I sometimes get asked: what makes daddy happy? Or I’ll be talking to an adult baby or diaper lover and they’ll start quizzing me to find out what would please me. Hopefully in time they all learn that with me, in any case, the answer is simple: just be who you are.
There was a really interesting comment on one of my posts recently where WZB was talking about the different kinds of relationships for adult babies and their ‘dads’. He wrote that:
“A daddy or big bro is a strong – but more “loving” (in the standard sense) hand. Some ABDLs seem to prefer, exclusively, the soft side of things – diapers take them back to a simpler, happier time, let them relax and unwind, let them lower their defenses in a sort of passively passive manner, like what you describe (being nurtured or cuddled are great!)”
I relate to this description completely.
I know there are other ‘dads’ out there who like other things, and there are other ‘sons’ who want a dad who is more strict or aggressive or whatever. I love all of those dads and AB/DLs….it’s really wonderful. But those aren’t things that I want other than in the very lightest ways maybe.
I really feel that my job as a ‘dad’ is to help someone be the little one they are inside through which they can fully feel that softer, simpler baby or toddler.
What Makes Daddy Smile
I recently joined Twitter and asked whether anyone had ideas for a blog post and one of the responses was: what do AB/DLs do that make me smile (thanks @secrethusky!)
My answer is the same: I smile when I see a boy being, well, who they are.
Because when a ‘boy’ is himself, he’s bound to do all kinds of things that make me smile. There are the things that make me feel like the world is perfect, like changing or bath time.
And then there are the things that just make me grin, usually really simple things:
- Getting spaghetti on his face as he tries to feed himself in his high chair (memo to dad: don’t forget the bib next time)
- The way he looks lying asleep with a teddy bear in his arms
- The way he pulls his blanky closer to him as he’s watching cartoons
- A sudden crinkling sound and then turning to find him hugging my waist from behind
- Seeing his pacifier on the living room table (sometimes he doesn’t even need to be there to make me smile!)
- The look in his eyes that day when he saw Mickey Mouse at Disney World
- The way he blushes and looks down at his feet when he approaches me in wet pants (memo to dad: sometimes boys really really aren’t ready for potty training. Just be reassuring and get out the diapers)
- The way the bubbles get in his hair during bath time
- The way his body feels all floppy when I cuddle with him on the couch
- The way he smiles all funny looking with a paci in his mouth
- The way he makes me feel because he’s just being who he is.

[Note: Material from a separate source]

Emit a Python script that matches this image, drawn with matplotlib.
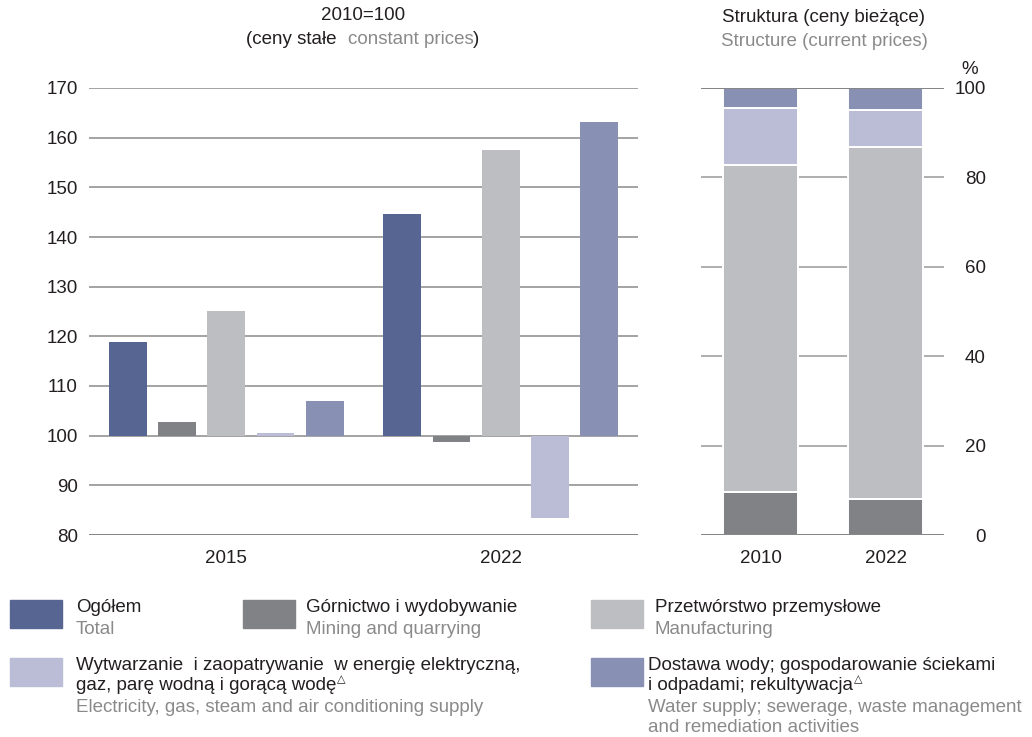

7 Replies to “Making Daddy Smile: How to Be An Adult Baby”
Your list of things that make you smile really holds true for me as well. I am both a domme(for d/s, I’m not into s/m) and a “Mummy”, and I prefer what was referred to as “soft submission”. For me, all submission is really just a power exchange, and a sub or a ‘baby’ entrusting their wellbeing to the dom or ‘parent’. My favorite parts of both of these are what I call ‘subspace’–regression for AB’s. You’d describe it with a “floaty feeling”. Seeing a person so in tune with themself that they can totally transfer their worries to another (preferably me!) is definitely the whole reason that I get into relationships with subs or AB/DLs.
these one make me feel very happy. the one i like is when “A sudden crinkling sound and then turning to find him hugging my waist from behind” is so cute. i wish i could do that with my daddy.
I like the crinkling but it took a while to get used to and now its just routine. Now I hear it all night long if I move around in the crib which is not very often. Sometimes I will forget I am in a crib and then I roll over and my hand will touch the crib gate.
Making daddy smile or when he tells me Im a good boy or I did a good job or somethin…makes me happy:)
Awww, I love this post, A bunch of it I wish I can/could be a part of. Mainly the stuff in the lists, :/ Great article again, 🙂
I would add wanting daddy to participate in playing in the mud puddle~
I book marked this right away, I’m an AB and though this site is for daddies it’s pretty much the best resource for little ones like me out there, I had no idea how to regress properly before I found this, each post I read makes me feel more and more little, and hopeful that there is a daddy out there for me that maybe will be a little bit like you. Really given me hope so thanks, you’re seriously awesome.